Junior Sous Chef
Operator Diner
Operator Diner is nestled in the dynamic Wesley Place development. The team behind Operator25 takes patrons on a journey to the US of A and back in time to the good ol' days of jukebox-playing, pie-slinging, neon-lit diners. We are seeking a skilled and passionate Junior Sous Chef to join the team.
As a Juinor Sous chef you will support the Head Chef/ Sous Chef by helping to manage daily Kitchen Operations (i.e. Day/ Night).
Your duties as a Junior Sous Chef are listed below. This list is not exhaustive. You may be required to perform other duties within the kitchen when necessary.
We are looking for someone with:
- previous Steakhouse or grill experience preferred
- strong knowledge of beef cuts and ability to cook steak to precise doneness level
- experience in butchering, breaking down primal and sub-primal cuts and portioning steaks
- a positive attitude, and a willingness to work as a team.
- a great attention to detail
- a positive can-do attitude
- an ability to work in a fast-paced environment
- be reliable, punctual and well-presented
- be a team player and willing to contribute to a fun work culture
- have Australian working rights
Duties include:
- To butcher, break-down primal and sub-primal cuts and portioning steaks for consistency and yield
- To assist in the development and planning of menus, including future food trends
- Supervising and training Junior staff
- Assist with stocktake when required
- Ensuring and maintaining food quality and consistency
- Controlling inventories and accurate ordering for daily service
- To carry out the smooth and efficient running of your section as appropriate
- To demonstrate consistent production capability during busy service periods
- Practice good hygiene and safe work practices in everyday operations (HACCP)

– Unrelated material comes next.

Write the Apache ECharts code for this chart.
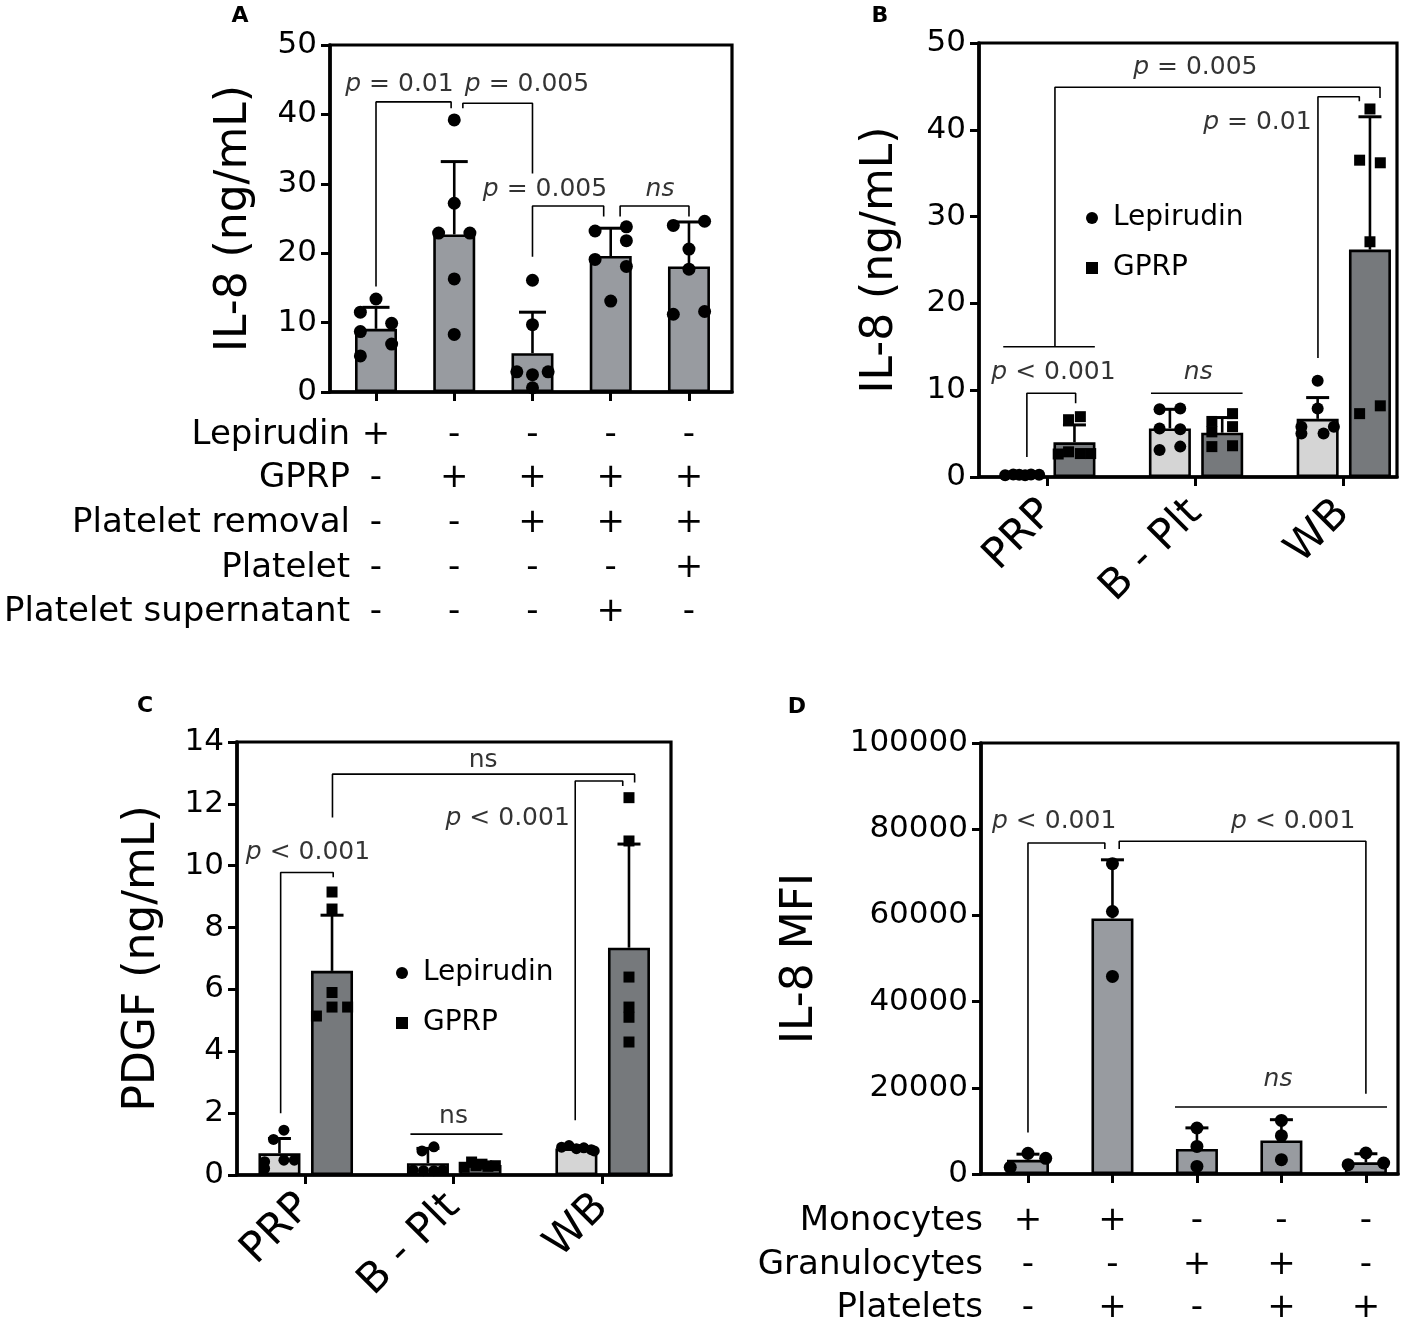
<!DOCTYPE html>
<html><head><meta charset="utf-8">
<script src="https://cdn.jsdelivr.net/npm/echarts@6/dist/echarts.min.js"></script>
<style>html,body{margin:0;padding:0;background:#fff}#c{width:1416px;height:1322px}</style>
</head><body><div id="c"></div>
<script>
const FONT = 'DejaVu Sans';

// ---------- Panel A : IL-8 (ng/mL), 5 conditions ----------
const aCols = [0, 1, 2, 3, 4];
const aBars = [9.1, 22.7, 5.6, 19.6, 18.1];
const aUpper = [12.2, 33.2, 11.5, 23.6, 24.5];
const aDots = [
  [[0, 13.4], [-0.2, 11.5], [0.2, 9.9], [-0.2, 8.7], [0.2, 6.9], [-0.2, 5.2]],
  [[0, 39.2], [0, 27.2], [-0.2, 22.9], [0.2, 22.9], [0, 16.3], [0, 8.3]],
  [[0, 16.1], [0, 9.7], [-0.2, 2.9], [0, 2.5], [0.2, 2.9], [0, 0.6]],
  [[-0.2, 23.2], [0.2, 23.8], [0.2, 21.8], [-0.2, 19.1], [0.2, 18.1], [0, 13.1]],
  [[-0.2, 24.0], [0.2, 24.6], [0, 20.6], [0, 17.7], [-0.2, 11.2], [0.2, 11.6]]
];
const aRowLabels = ['Lepirudin', 'GPRP', 'Platelet removal', 'Platelet', 'Platelet supernatant'];
const aRowSigns = [
  ['+', '-', '-', '-', '-'],
  ['-', '+', '+', '+', '+'],
  ['-', '-', '+', '+', '+'],
  ['-', '-', '-', '-', '+'],
  ['-', '-', '-', '+', '-']
];
const aBrackets = [
  [[0, 15.2], [0, 41.8], [0.96, 41.8], [0.96, 40.9]],
  [[1.11, 40.9], [1.11, 41.6], [2, 41.6], [2, 31.5]],
  [[2, 19.5], [2, 26.8], [2.91, 26.8], [2.91, 25.3]],
  [[3.12, 25.3], [3.12, 26.8], [4, 26.8], [4, 25.3]]
];
const aNotes = [
  [0.30, 44.3, '{i|p} = 0.01'],
  [1.93, 44.3, '{i|p} = 0.005'],
  [2.16, 29.2, '{i|p} = 0.005'],
  [3.63, 29.2, '{i|ns}']
];

// ---------- Panel B : IL-8 (ng/mL), PRP / B-Plt / WB ----------
const bCats = ['PRP', 'B - Plt', 'WB'];
const bLep = [0.25, 5.6, 6.7];
const bLepUpper = [0.4, 7.8, 9.15];
const bGprp = [4.0, 5.1, 26.2];
const bGprpUpper = [6.0, 6.85, 41.5];
const bLepDots = [
  [[-0.115, 0.2], [-0.06, 0.3], [-0.02, 0.25], [0.02, 0.2], [0.06, 0.3], [0.115, 0.25]],
  [[-0.07, 7.8], [0.07, 7.9], [-0.07, 5.6], [0.07, 5.5], [-0.07, 3.1], [0.07, 3.5]],
  [[0, 11.1], [0, 7.9], [-0.11, 5.8], [0.11, 5.8], [0.04, 5.0], [-0.11, 5.0]]
];
const bGprpDots = [
  [[-0.04, 6.6], [0.04, 6.95], [-0.11, 2.65], [-0.04, 2.9], [0.04, 2.7], [0.11, 2.7]],
  [[0.07, 7.3], [-0.07, 6.4], [-0.07, 5.2], [0.07, 5.8], [-0.07, 3.5], [0.07, 3.6]],
  [[0, 42.4], [-0.07, 36.5], [0.07, 36.2], [0, 27.1], [-0.07, 7.3], [0.07, 8.2]]
];
const bBrackets = [
  [[-0.14, 2.3], [-0.14, 9.65], [0.19, 9.65], [0.19, 8.5]],
  [[-0.30, 15.0], [0.32, 15.0]],
  [[0.05, 15.0], [0.05, 44.9], [2.25, 44.9], [2.25, 43.65]],
  [[1.83, 13.7], [1.83, 43.8], [2.11, 43.8], [2.11, 43.3]],
  [[0.70, 9.65], [1.32, 9.65]]
];
const bNotes = [
  [0.04, 12.0, '{i|p} < 0.001'],
  [1.0, 47.2, '{i|p} = 0.005'],
  [1.42, 40.8, '{i|p} = 0.01'],
  [1.02, 12.0, '{i|ns}']
];

// ---------- Panel C : PDGF (ng/mL) ----------
const cCats = ['PRP', 'B - Plt', 'WB'];
const cLep = [0.70, 0.38, 0.86];
const cLepUpper = [1.18, 0.86, 0.95];
const cGprp = [6.6, 0.32, 7.35];
const cGprpUpper = [8.4, 0.42, 10.7];
const cLepDots = [
  [[0.03, 1.45], [-0.04, 1.15], [0.03, 0.48], [0.1, 0.48], [-0.1, 0.21], [-0.1, 0.43]],
  [[-0.04, 0.78], [0.04, 0.91], [-0.1, 0.16], [-0.03, 0.14], [0.04, 0.14], [0.1, 0.16]],
  [[-0.1, 0.9], [-0.05, 0.95], [0, 0.85], [0.05, 0.88], [0.1, 0.82], [0.12, 0.78]]
];
const cGprpDots = [
  [[0, 9.15], [0, 8.6], [0, 5.9], [0, 5.43], [-0.105, 5.14], [0.105, 5.43]],
  [[-0.06, 0.42], [0.01, 0.35], [0.1, 0.3], [-0.11, 0.25], [0.05, 0.28], [-0.03, 0.3]],
  [[0, 12.2], [0, 10.8], [0, 6.4], [0, 5.43], [0, 5.1], [0, 4.3]]
];
const cBrackets = [
  [[-0.164, 2.0], [-0.164, 9.78], [0.19, 9.78], [0.19, 9.63]],
  [[0.185, 11.56], [0.185, 12.96], [2.22, 12.96], [2.22, 12.69]],
  [[1.82, 1.77], [1.82, 12.74], [2.14, 12.74], [2.14, 12.58]],
  [[0.71, 1.32], [1.33, 1.32]]
];
const cNotes = [
  [0.02, 10.42, '{i|p} < 0.001'],
  [1.2, 13.39, 'ns'],
  [1.365, 11.52, '{i|p} < 0.001'],
  [1.0, 1.88, 'ns']
];

// ---------- Panel D : IL-8 MFI ----------
const dCols = [0, 1, 2, 3, 4];
const dBars = [3300, 59300, 5800, 7800, 2700];
const dUpper = [4600, 72900, 10700, 12600, 4700];
const dDots = [
  [[0, 4800], [0.21, 3640], [-0.21, 1550]],
  [[0, 72000], [0, 60900], [0, 45850]],
  [[0, 10670], [0, 6400], [0, 1760]],
  [[0, 12440], [0, 8890], [0, 3320]],
  [[0, 4870], [-0.21, 2160], [0.21, 2550]]
];
const dRowLabels = ['Monocytes', 'Granulocytes', 'Platelets'];
const dRowSigns = [
  ['+', '+', '-', '-', '-'],
  ['-', '-', '+', '+', '-'],
  ['-', '+', '-', '+', '+']
];
const dBrackets = [
  [[0, 9650], [0, 76800], [0.91, 76800], [0.91, 75400]],
  [[1.08, 75400], [1.08, 77200], [4, 77200], [4, 18630]],
  [[1.74, 15550], [4.25, 15550]]
];
const dNotes = [
  [0.31, 81800, '{i|p} < 0.001'],
  [3.14, 81800, '{i|p} < 0.001'],
  [2.96, 21900, '{i|ns}']
];

// ---------- styling constants ----------
const GRAY = '#989ba0', LIGHT = '#d5d5d5', DARK = '#76797c';
const LEP_OFF = -0.172, GPRP_OFF = 0.182;

const series = [];
const ax = gi => ({ xAxisIndex: gi, yAxisIndex: gi });

function addBars(gi, items) {
  series.push(Object.assign({
    type: 'bar', barWidth: 42, silent: true, z: 2,
    itemStyle: { borderColor: '#000', borderWidth: 2.6 },
    data: items.map(it => ({ value: [it[0], it[1]], itemStyle: { color: it[2] } }))
  }, ax(gi)));
}
function addErr(gi, items, cap) {
  series.push(Object.assign({
    type: 'custom', silent: true, z: 3, data: items, encode: { x: 0, y: [1, 2] },
    renderItem(params, api) {
      const x = api.value(0), m = api.value(1), u = api.value(2);
      const a = api.coord([x, m]), b = api.coord([x, u]);
      return { type: 'group', children: [
        { type: 'line', shape: { x1: a[0], y1: a[1], x2: b[0], y2: b[1] }, style: { stroke: '#000', lineWidth: 2.6 } },
        { type: 'line', shape: { x1: b[0] - cap / 2, y1: b[1], x2: b[0] + cap / 2, y2: b[1] }, style: { stroke: '#000', lineWidth: 3 } }
      ] };
    }
  }, ax(gi)));
}
function addDots(gi, name, symbol, size, pts) {
  series.push(Object.assign({
    type: 'scatter', name, symbol, symbolSize: size, silent: true, z: 4,
    itemStyle: { color: '#000', opacity: 1 }, data: pts
  }, ax(gi)));
}
function addBrackets(gi, list) {
  list.forEach(pts => series.push(Object.assign({
    type: 'line', data: pts, symbol: 'none', silent: true, z: 5, clip: false,
    lineStyle: { color: '#000', width: 1.6 }
  }, ax(gi))));
}
function addNotes(gi, list) {
  series.push(Object.assign({
    type: 'scatter', symbolSize: 1, silent: true, z: 6, clip: false,
    itemStyle: { color: 'rgba(0,0,0,0)' },
    data: list.map(t => ({ value: [t[0], t[1]], name: t[2] })),
    label: {
      show: true, position: 'inside', formatter: '{b}', fontSize: 25, fontFamily: FONT, color: '#000',
      textBorderWidth: 0,
      rich: { i: { fontStyle: 'italic', fontSize: 25, fontFamily: FONT, color: '#000', textBorderWidth: 0 } }
    }
  }, ax(gi)));
}

// Panel A series
addBars(0, aCols.map(i => [i, aBars[i], GRAY]));
addErr(0, aCols.map(i => [i, aBars[i], aUpper[i]]), 27);
addDots(0, 'A', 'circle', 13, aDots.flatMap((g, i) => g.map(p => [i + p[0], p[1]])));
addBrackets(0, aBrackets);
addNotes(0, aNotes);

// Panel B series
addBars(1, bCats.flatMap((c, i) => [[i + LEP_OFF, bLep[i], LIGHT], [i + GPRP_OFF, bGprp[i], DARK]]));
addErr(1, bCats.flatMap((c, i) => [[i + LEP_OFF, bLep[i], bLepUpper[i]], [i + GPRP_OFF, bGprp[i], bGprpUpper[i]]]), 23);
addDots(1, 'Lepirudin', 'circle', 12, bLepDots.flatMap((g, i) => g.map(p => [i + LEP_OFF + p[0], p[1]])));
addDots(1, 'GPRP', 'rect', 11, bGprpDots.flatMap((g, i) => g.map(p => [i + GPRP_OFF + p[0], p[1]])));
addBrackets(1, bBrackets);
addNotes(1, bNotes);

// Panel C series
addBars(2, cCats.flatMap((c, i) => [[i + LEP_OFF, cLep[i], LIGHT], [i + GPRP_OFF, cGprp[i], DARK]]));
addErr(2, cCats.flatMap((c, i) => [[i + LEP_OFF, cLep[i], cLepUpper[i]], [i + GPRP_OFF, cGprp[i], cGprpUpper[i]]]), 23);
addDots(2, 'Lepirudin', 'circle', 11, cLepDots.flatMap((g, i) => g.map(p => [i + LEP_OFF + p[0], p[1]])));
addDots(2, 'GPRP', 'rect', 11, cGprpDots.flatMap((g, i) => g.map(p => [i + GPRP_OFF + p[0], p[1]])));
addBrackets(2, cBrackets);
addNotes(2, cNotes);

// Panel D series
addBars(3, dCols.map(i => [i, dBars[i], GRAY]));
addErr(3, dCols.map(i => [i, dBars[i], dUpper[i]]), 23);
addDots(3, 'D', 'circle', 13, dDots.flatMap((g, i) => g.map(p => [i + p[0], p[1]])));
addBrackets(3, dBrackets);
addNotes(3, dNotes);

function grid(left, top, width, height) {
  return { left, top, width, height, show: true, borderColor: '#000', borderWidth: 3.2,
    backgroundColor: 'rgba(0,0,0,0)', containLabel: false, outerBoundsMode: 'none' };
}
function yAx(gi, max, interval, name, nameGap) {
  return {
    type: 'value', gridIndex: gi, min: 0, max, interval,
    axisLine: { show: true, onZero: false, lineStyle: { color: '#000', width: 3.5 } },
    axisTick: { show: true, length: 9, lineStyle: { color: '#000', width: 3 } },
    splitLine: { show: false },
    axisLabel: { fontSize: 31, fontFamily: FONT, color: '#000', margin: 13, formatter: v => String(v) },
    name, nameLocation: 'middle', nameGap, nameRotate: 90,
    nameTextStyle: { fontSize: 44, fontFamily: FONT, color: '#000' }
  };
}
function xAx(gi, min, max, ticks, labels, margin) {
  return {
    type: 'value', gridIndex: gi, min, max,
    axisLine: { show: true, onZero: false, lineStyle: { color: '#000', width: 3.5 } },
    axisTick: { show: true, customValues: ticks, length: 9, lineStyle: { color: '#000', width: 3 } },
    splitLine: { show: false },
    axisLabel: labels ? { show: true, customValues: ticks, formatter: v => labels[Math.round(v)],
      rotate: 45, fontSize: 42, fontFamily: FONT, color: '#000', margin } : { show: false }
  };
}
function legend(left, top) {
  return {
    left, top, orient: 'vertical', itemWidth: 12, itemHeight: 12, itemGap: 22, selectedMode: false,
    textStyle: { fontSize: 28, fontFamily: FONT, color: '#000', padding: [0, 0, 0, 10] },
    data: [{ name: 'Lepirudin', icon: 'circle' }, { name: 'GPRP', icon: 'rect' }]
  };
}

const option = {
  animation: false,
  backgroundColor: '#fff',
  grid: [grid(330, 45, 402, 347), grid(979, 43, 418, 434), grid(237, 742, 434, 433), grid(981, 743, 417, 431)],
  xAxis: [
    xAx(0, -0.588, 4.55, aCols, null),
    xAx(1, -0.464, 2.365, [0, 1, 2], bCats, 30),
    xAx(2, -0.458, 2.465, [0, 1, 2], cCats, 26),
    xAx(3, -0.556, 4.38, dCols, null)
  ],
  yAxis: [
    yAx(0, 50, 10, 'IL-8 (ng/mL)', 73),
    yAx(1, 50, 10, 'IL-8 (ng/mL)', 76),
    yAx(2, 14, 2, 'PDGF (ng/mL)', 72),
    yAx(3, 100000, 20000, 'IL-8 MFI', 158)
  ],
  legend: [legend(1081, 199), legend(391, 954)],
  series
};

const chart = echarts.init(document.getElementById('c'), null, { renderer: 'canvas' });
chart.setOption(option);

// table rows & panel letters
function txt(x, y, s, align, size, weight) {
  return { type: 'text', x, y, silent: true, z: 10,
    style: { text: s, align, verticalAlign: 'middle', fontSize: size, fontFamily: FONT, fontWeight: weight || 'normal', fill: '#000' } };
}
const gfx = [];
const aRowY = [435, 478, 523, 568, 612];
aRowLabels.forEach((lab, r) => {
  gfx.push(txt(350, aRowY[r], lab, 'right', 34));
  aRowSigns[r].forEach((s, i) => gfx.push(txt(chart.convertToPixel({ xAxisIndex: 0 }, i), aRowY[r], s, 'center', 34)));
});
const dRowY = [1221, 1265, 1308];
dRowLabels.forEach((lab, r) => {
  gfx.push(txt(983, dRowY[r], lab, 'right', 34));
  dRowSigns[r].forEach((s, i) => gfx.push(txt(chart.convertToPixel({ xAxisIndex: 3 }, i), dRowY[r], s, 'center', 34)));
});
gfx.push(txt(240, 16, 'A', 'center', 22, 'bold'));
gfx.push(txt(880, 16, 'B', 'center', 22, 'bold'));
gfx.push(txt(145, 706, 'C', 'center', 22, 'bold'));
gfx.push(txt(797, 707, 'D', 'center', 22, 'bold'));
chart.setOption({ graphic: gfx });
</script>
</body></html>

As a Junior Sous chef, you will ensure each menu item from your station(s) is/are prepared on time and meets the required presentation style and quality standard.
Education and experience:
Formal training in culinary education or equivalent is required. The minimum qualification is a Certificate IV in commercial cookery or kitchen management.
Must have at least 1 years of experience as a chef de parties/ Junior Sous chef.